Original German Early WWII Carl Zeiss Jena 6x24 Binoculars with Case
Original Item: Only One Available. This is a very nice set of Pre or Early WWII 6x24 Binoculars, made by the legendary firm of Carl Zeiss in Jena, in Thuringia, Germany. This example is fully functional, with mostly clear optics, and a great service worn look. It is faintly marked as follows on the base of the left barrel:
The right barrel markings are unfortunately not legible, as the original paint has crinkled and melted a bit. This normally would have given the model and specifications.
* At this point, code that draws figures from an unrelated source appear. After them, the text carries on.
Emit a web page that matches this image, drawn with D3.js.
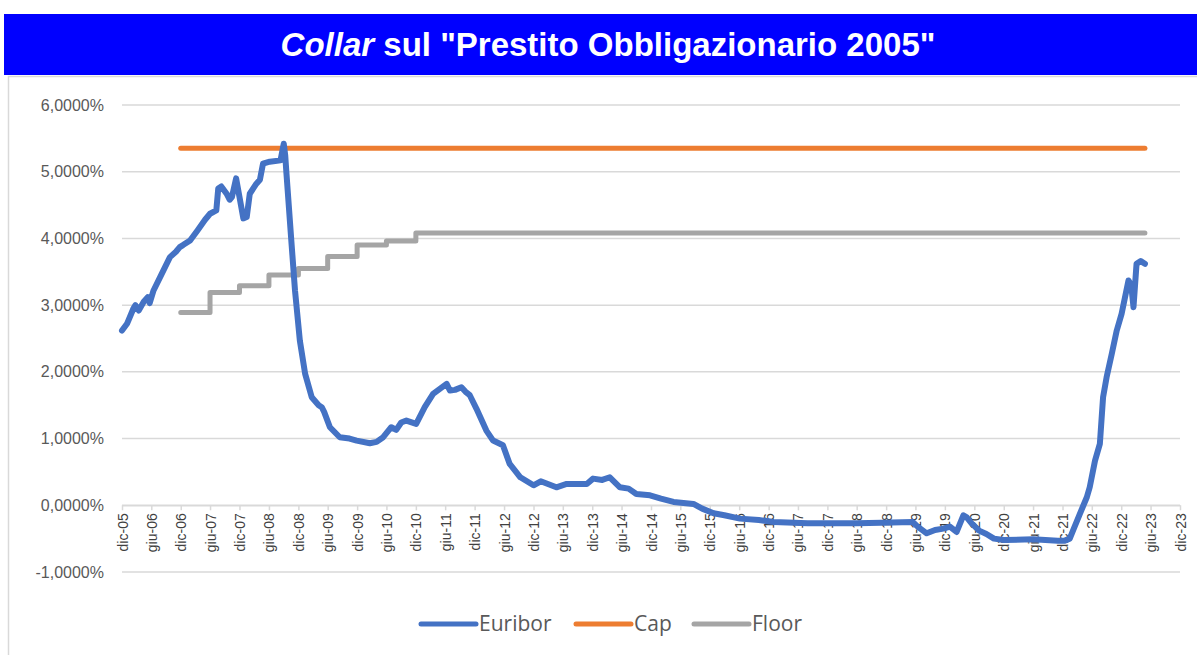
<!DOCTYPE html>
<html>
<head>
<meta charset="utf-8">
<script src="https://cdn.jsdelivr.net/npm/d3@7"></script>
<style>
  html, body { margin: 0; padding: 0; background: #ffffff; }
  svg { display: block; }
</style>
</head>
<body>
<svg id="chart" width="1197" height="655"></svg>
<script>
// ---------------- DATA ----------------
const titleItalic = "Collar";
const titleRest = " sul \"Prestito Obbligazionario 2005\"";

const seriesNames = ["Euribor", "Cap", "Floor"];
const seriesColors = ["#4472C4", "#ED7D31", "#A5A5A5"];

const euriborDates = [
  "2005-12-01","2006-01-01","2006-02-10","2006-02-22","2006-03-15","2006-04-15","2006-05-10","2006-05-22",
  "2006-06-15","2006-08-01","2006-09-25","2006-11-01","2006-11-25","2006-12-15","2007-01-28","2007-03-15",
  "2007-05-01","2007-06-01","2007-07-10","2007-07-22","2007-08-10","2007-09-12","2007-10-01","2007-10-15",
  "2007-11-10","2007-12-01","2007-12-25","2008-01-15","2008-02-03","2008-03-15","2008-04-06","2008-04-25",
  "2008-06-06","2008-08-12","2008-09-01","2008-09-10","2008-09-18","2008-10-18","2008-11-10","2008-12-10",
  "2009-01-12","2009-02-22","2009-04-06","2009-04-25","2009-05-10","2009-06-15","2009-08-15","2009-10-15",
  "2009-11-28","2010-02-18","2010-04-01","2010-05-12","2010-07-01","2010-08-01","2010-09-01","2010-10-03",
  "2010-12-03","2011-01-25","2011-03-18","2011-05-01","2011-06-10","2011-07-01","2011-08-01","2011-09-10",
  "2011-10-06","2011-11-01","2011-12-12","2012-02-12","2012-03-25","2012-05-25","2012-07-06","2012-09-10",
  "2012-12-01","2013-01-15","2013-04-22","2013-06-25","2013-10-28","2013-12-06","2014-02-01","2014-03-20",
  "2014-05-22","2014-07-15","2014-09-01","2014-11-25","2015-02-01","2015-04-20","2015-08-22","2015-10-15",
  "2015-12-25","2016-03-01","2016-06-06","2016-10-01","2017-01-01","2017-08-01","2018-06-01","2018-11-01",
  "2019-05-15","2019-06-15","2019-08-10","2019-10-01","2019-11-22","2020-01-01","2020-02-12","2020-03-25",
  "2020-04-15","2020-05-15","2020-07-01","2020-08-15","2020-10-01","2020-12-01","2021-06-01","2021-11-01",
  "2021-12-15","2022-01-15","2022-02-06","2022-03-15","2022-05-01","2022-05-19","2022-06-21","2022-07-21",
  "2022-08-10","2022-09-01","2022-10-03","2022-11-03","2022-12-03","2023-01-15","2023-02-01","2023-02-15",
  "2023-03-06","2023-04-01","2023-04-27"
];
const euriborValues = [
  2.62, 2.72, 2.95, 3.00, 2.92, 3.05, 3.12, 3.03,
  3.22, 3.45, 3.72, 3.80, 3.87, 3.90, 3.97, 4.12,
  4.28, 4.37, 4.42, 4.75, 4.78, 4.67, 4.58, 4.62,
  4.90, 4.62, 4.30, 4.32, 4.67, 4.82, 4.88, 5.12,
  5.15, 5.17, 5.42, 5.25, 4.97, 3.97, 3.22, 2.47,
  1.97, 1.62, 1.50, 1.47, 1.40, 1.17, 1.02, 1.00,
  0.97, 0.93, 0.95, 1.02, 1.17, 1.13, 1.24, 1.27,
  1.22, 1.47, 1.67, 1.75, 1.82, 1.72, 1.73, 1.77,
  1.70, 1.65, 1.45, 1.12, 0.97, 0.90, 0.62, 0.42,
  0.30, 0.36, 0.27, 0.32, 0.32, 0.40, 0.38, 0.42,
  0.27, 0.25, 0.17, 0.15, 0.10, 0.05, 0.02, -0.05,
  -0.12, -0.15, -0.20, -0.22, -0.25, -0.27, -0.27, -0.26,
  -0.25, -0.32, -0.42, -0.37, -0.35, -0.32, -0.40, -0.15,
  -0.18, -0.27, -0.38, -0.43, -0.50, -0.52, -0.51, -0.53,
  -0.53, -0.50, -0.37, -0.15, 0.12, 0.27, 0.67, 0.92,
  1.62, 1.92, 2.27, 2.62, 2.87, 3.37, 3.30, 2.97,
  3.62, 3.66, 3.62
];

const capDates = ["2006-12-01", "2023-04-27"];
const capValues = [5.35, 5.35];

const floorDates = ["2006-12-01","2007-06-01","2007-12-01","2008-06-01","2008-12-01","2009-06-01","2009-12-01","2010-06-01","2010-12-01","2023-04-27"];
const floorValues = [2.89, 3.19, 3.29, 3.45, 3.55, 3.73, 3.90, 3.96, 4.08, 4.08];

const yTicks = [-1, 0, 1, 2, 3, 4, 5, 6];
const monthAbbr = ["gen","feb","mar","apr","mag","giu","lug","ago","set","ott","nov","dic"];
const xStart = "2005-12-01";
const xEnd = "2023-12-01";

// ---------------- CHART ----------------
const parse = d3.timeParse("%Y-%m-%d");
const svg = d3.select("#chart");
const W = 1197, H = 655;

// frame
svg.append("rect").attr("x", 8.5).attr("y", 76.5).attr("width", W).attr("height", H)
  .attr("fill", "#ffffff").attr("stroke", "#d9d9d9").attr("stroke-width", 1.5);

// title bar
svg.append("rect").attr("x", 4).attr("y", 14).attr("width", W - 4).attr("height", 61).attr("fill", "#0000FF");
const title = svg.append("text").attr("x", 608).attr("y", 56).attr("text-anchor", "middle")
  .attr("fill", "#ffffff").attr("font-family", "'Liberation Sans', Arial, sans-serif")
  .attr("font-size", 33).attr("font-weight", "bold");
title.append("tspan").attr("font-style", "italic").text(titleItalic);
title.append("tspan").text(titleRest);

const x = d3.scaleTime().domain([parse(xStart), parse(xEnd)]).range([122, 1180]);
const y = d3.scaleLinear().domain([-1, 6]).range([572, 105]);

// gridlines
svg.append("g").selectAll("line").data(yTicks).join("line")
  .attr("x1", 122).attr("x2", 1180)
  .attr("y1", d => y(d)).attr("y2", d => y(d))
  .attr("stroke", "#d9d9d9").attr("stroke-width", 1.5);

// y axis labels
const locale = d3.formatLocale({decimal: ",", thousands: ".", grouping: [3], currency: ["", "€"], minus: "-"});
const fmtY = v => locale.format(".4f")(v) + "%";
const yAxis = d3.axisLeft(y).tickValues(yTicks).tickFormat(fmtY).tickSize(0).tickPadding(0);
const gy = svg.append("g").attr("transform", "translate(104,0)").call(yAxis);
gy.select(".domain").remove();
gy.selectAll("text").attr("fill", "#595959").attr("font-size", 16)
  .attr("font-family", "'Liberation Sans', Arial, sans-serif");

// x axis
const xTicks = d3.timeMonth.range(parse(xStart), d3.timeDay.offset(parse(xEnd), 1), 6);
const fmtX = d => monthAbbr[d.getMonth()] + "-" + d3.timeFormat("%y")(d);
const xAxis = d3.axisBottom(x).tickValues(xTicks).tickFormat(fmtX).tickSize(5).tickSizeOuter(0);
const gx = svg.append("g").attr("transform", `translate(0,${y(0)})`).call(xAxis);
gx.select(".domain").attr("stroke", "#d9d9d9").attr("stroke-width", 1.5);
gx.selectAll(".tick line").attr("stroke", "#d9d9d9").attr("stroke-width", 1.5);
gx.selectAll(".tick text")
  .attr("fill", "#404040").attr("font-size", 14)
  .attr("font-family", "'Liberation Sans', Arial, sans-serif")
  .attr("text-anchor", "end")
  .attr("dy", null)
  .attr("y", 0)
  .attr("transform", "translate(5,8) rotate(-90)");

// lines
const line = d3.line().x(d => x(d[0])).y(d => y(d[1]));
const stepLine = d3.line().x(d => x(d[0])).y(d => y(d[1])).curve(d3.curveStepAfter);

const floorData = floorDates.map((d, i) => [parse(d), floorValues[i]]);
const capData = capDates.map((d, i) => [parse(d), capValues[i]]);
const euData = euriborDates.map((d, i) => [parse(d), euriborValues[i]]);

svg.append("path").datum(floorData).attr("d", stepLine)
  .attr("fill", "none").attr("stroke", seriesColors[2]).attr("stroke-width", 5)
  .attr("stroke-linecap", "round").attr("stroke-linejoin", "round");
svg.append("path").datum(capData).attr("d", line)
  .attr("fill", "none").attr("stroke", seriesColors[1]).attr("stroke-width", 5)
  .attr("stroke-linecap", "round").attr("stroke-linejoin", "round");
svg.append("path").datum(euData).attr("d", line)
  .attr("fill", "none").attr("stroke", seriesColors[0]).attr("stroke-width", 6)
  .attr("stroke-linecap", "round").attr("stroke-linejoin", "round");

// legend
const legendX = [421, 576, 694];
const lg = svg.append("g");
seriesNames.forEach((name, i) => {
  lg.append("line").attr("x1", legendX[i]).attr("x2", legendX[i] + 55)
    .attr("y1", 624).attr("y2", 624)
    .attr("stroke", seriesColors[i]).attr("stroke-width", 5).attr("stroke-linecap", "round");
  lg.append("text").attr("x", legendX[i] + 58).attr("y", 631)
    .attr("fill", "#595959").attr("font-size", 21)
    .attr("font-family", "'Open Sans', 'Noto Sans', sans-serif")
    .text(name);
});
</script>
</body>
</html>
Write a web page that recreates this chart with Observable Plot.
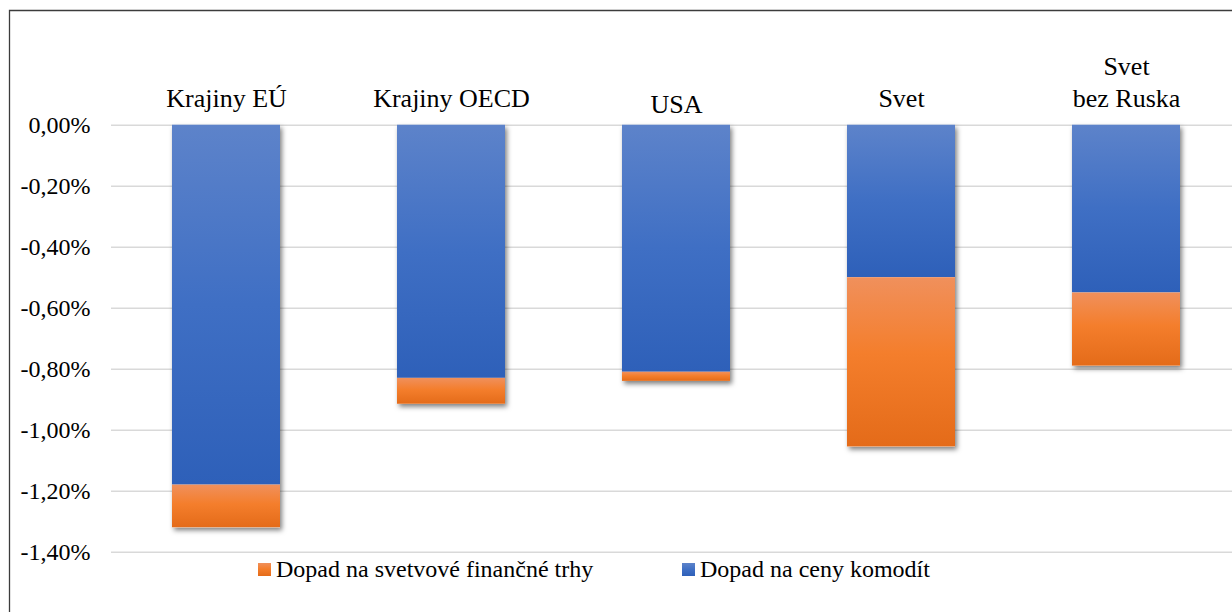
<!DOCTYPE html>
<html>
<head>
<meta charset="utf-8">
<script src="https://cdn.jsdelivr.net/npm/d3@7"></script>
<script src="https://cdn.jsdelivr.net/npm/@observablehq/plot@0.6"></script>
<style>
  html, body { margin: 0; padding: 0; background: #fff; }
  #chart { position: relative; width: 1232px; height: 612px; overflow: hidden; }
</style>
</head>
<body>
<div id="chart"></div>
<script>
// ---- data ----
const categories = ["Krajiny EÚ", "Krajiny OECD", "USA", "Svet", "Svet bez Ruska"];
const categoryLabels = ["Krajiny EÚ", "Krajiny OECD", "USA", "Svet", "Svet\nbez Ruska"];
const commodityImpact = [-1.18, -0.83, -0.81, -0.50, -0.55];     // Dopad na ceny komodít
const financialImpact = [-0.14, -0.085, -0.03, -0.555, -0.24];   // Dopad na svetvové finančné trhy
const seriesNames = ["Dopad na svetvové finančné trhy", "Dopad na ceny komodít"];
const yTicks = [0, -0.2, -0.4, -0.6, -0.8, -1.0, -1.2, -1.4];

// ---- table for the library ----
const rows = categories.map((c, i) => ({
  cat: c,
  label: categoryLabels[i],
  commodity: commodityImpact[i],
  total: commodityImpact[i] + financialImpact[i]
}));

const fmt = d => d.toFixed(2).replace(".", ",") + "%";
const serif = "Liberation Serif";

const chart = Plot.plot({
  width: 1232,
  height: 612,
  marginLeft: 111,
  marginRight: 0,
  marginTop: 124.7,
  marginBottom: 60.3,
  style: { fontSize: "24px", color: "#000", background: "#fff", overflow: "visible" },
  x: { domain: categories, range: [111, 1240], paddingInner: 0.522, paddingOuter: 0.261, axis: null },
  y: { domain: [-1.4, 0], axis: null },
  marks: [
    Plot.gridY(yTicks, { stroke: "#d9d9d9", strokeOpacity: 1, strokeWidth: 1.6 }),
    Plot.axisY(yTicks, { tickSize: 0, tickPadding: 21, tickFormat: fmt, fontSize: 24, fontFamily: serif, label: null, fill: "#000" }),
    // shadow layer
    Plot.barY(rows, { x: "cat", y1: 0, y2: "total", fill: "#fff" }),
    Plot.barY(rows, { x: "cat", y1: 0, y2: "commodity", fill: "url(#gBlue)" }),
    Plot.barY(rows, { x: "cat", y1: "commodity", y2: "total", fill: "url(#gOrange)" }),
    Plot.text(rows.filter(d => d.cat !== "USA"), {
      x: "cat", y: () => 0, text: "label", lineAnchor: "bottom", dy: -18,
      fontSize: 26, fontFamily: serif, lineHeight: 1.22, fill: "#000"
    }),
    Plot.text(rows.filter(d => d.cat === "USA"), {
      x: "cat", y: () => 0, text: "label", lineAnchor: "bottom", dy: -12,
      fontSize: 26, fontFamily: serif, fill: "#000"
    })
  ]
});

const svg = d3.select(chart);
svg.attr("font-family", serif);
const defs = svg.insert("defs", ":first-child");
const gb = defs.append("linearGradient").attr("id", "gBlue").attr("x1", 0).attr("y1", 0).attr("x2", 0).attr("y2", 1);
gb.append("stop").attr("offset", "0%").attr("stop-color", "#5d83ca");
gb.append("stop").attr("offset", "50%").attr("stop-color", "#3f6fc4");
gb.append("stop").attr("offset", "100%").attr("stop-color", "#2e60b9");
const go = defs.append("linearGradient").attr("id", "gOrange").attr("x1", 0).attr("y1", 0).attr("x2", 0).attr("y2", 1);
go.append("stop").attr("offset", "0%").attr("stop-color", "#f0905c");
go.append("stop").attr("offset", "45%").attr("stop-color", "#f47e2c");
go.append("stop").attr("offset", "100%").attr("stop-color", "#e46b19");
const f = defs.append("filter").attr("id", "shadow").attr("x", "-20%").attr("y", "-20%").attr("width", "140%").attr("height", "140%");
f.append("feDropShadow").attr("dx", 2).attr("dy", 3).attr("stdDeviation", 2.6)
  .attr("flood-color", "#000").attr("flood-opacity", 0.5);

const barGroups = svg.selectAll("g[aria-label='bar']").nodes();
if (barGroups.length) d3.select(barGroups[0]).attr("filter", "url(#shadow)");

// outer chart-area frame (left and top edges visible)
svg.append("path")
  .attr("d", "M9.5,620 L9.5,10.5 L1240,10.5")
  .attr("fill", "none").attr("stroke", "#3c3c3c").attr("stroke-width", 1.3);

// legend
const legendItems = [
  { name: seriesNames[0], fill: "url(#gOrange)", x: 258 },
  { name: seriesNames[1], fill: "url(#gBlue)", x: 682 }
];
const lg = svg.append("g").attr("font-size", 24).attr("text-anchor", "start");
legendItems.forEach(it => {
  lg.append("rect").attr("x", it.x).attr("y", 563).attr("width", 13).attr("height", 13).attr("fill", it.fill);
  lg.append("text").attr("x", it.x + 18).attr("y", 577).attr("text-anchor", "start").attr("fill", "#000").text(it.name);
});

chart.style.setProperty("font-family", "'Liberation Serif', serif", "important");
svg.selectAll("g, text, tspan").each(function () {
  this.setAttribute("font-family", serif);
  this.style.setProperty("font-family", "'Liberation Serif', serif", "important");
});

document.getElementById("chart").appendChild(chart);
</script>
</body>
</html>
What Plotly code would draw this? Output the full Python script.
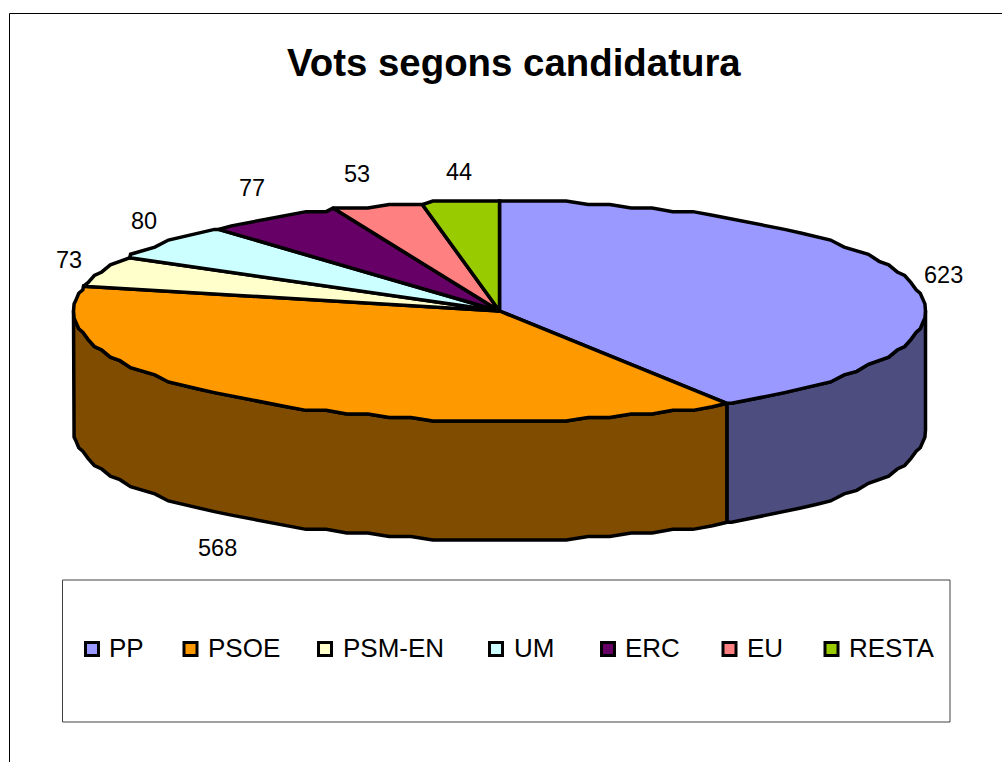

The use of the company name, and not a three letter code, indicates that these were made prior to 1940. Carl Zeiss is probably the best known and most desirable name in German Optics, and is still in production today. Both diopter adjustments work correctly, though the optics and mirrors could use some cleaning. The leather neck strap is present, but it is delicate, having partly torn through in one spot. The original barrel covering is almost fully intact, though its black finish has worn through in places.
The binoculars come in a very smart brown leather case, though we do not know if it is original to the binoculars, and could be post war. It has an intact shoulder strap, and the top closure is fully functional.
Overall a very nice example of the classic eye piece for German infantry officers during WWII! Complete with case and ready to display!
History of the 6x30 Service Glass:
Among all military binoculars after the end of the First World War, the 6 x 30 service glass became predominant in both the Navy and the Army, and it remained the Army's most used binocular for decades.
From the Army regulations for 1927 and 1940: "As a standard double telescope for all branches of the Army of the Reich, the double telescope 6 x 30 with normal reticle..... and a field of view of 150m at 1000m distance." In terms of its importance and the quantities produced, the D.F. 6 x 30 was increasingly important after WWI was produced in larger quantities than any other. In the Army Regulations of November 29, 1919, after the end of the First World War, an inventory was ordered of the quantity of optical instruments in the infantry, because of new regulations on equipping the troops with optical instruments, and only the Fernglaeser 03, 08, 6 x 30, and 10 x 50 are listed as hand held binoculars. In a March 1939 paper regarding the height calibrations of reticles, only the 6 x 30 and 10 x 50 are mentioned; and in an Army technical regulation of June 1944, concerning the carrying strap for the Doppelfernrohre 6 x 30 and 10 x 50.
The design of the common D.F. 6 x 30 is similar to the equally common Zeiss Silvamar, with only minor differences.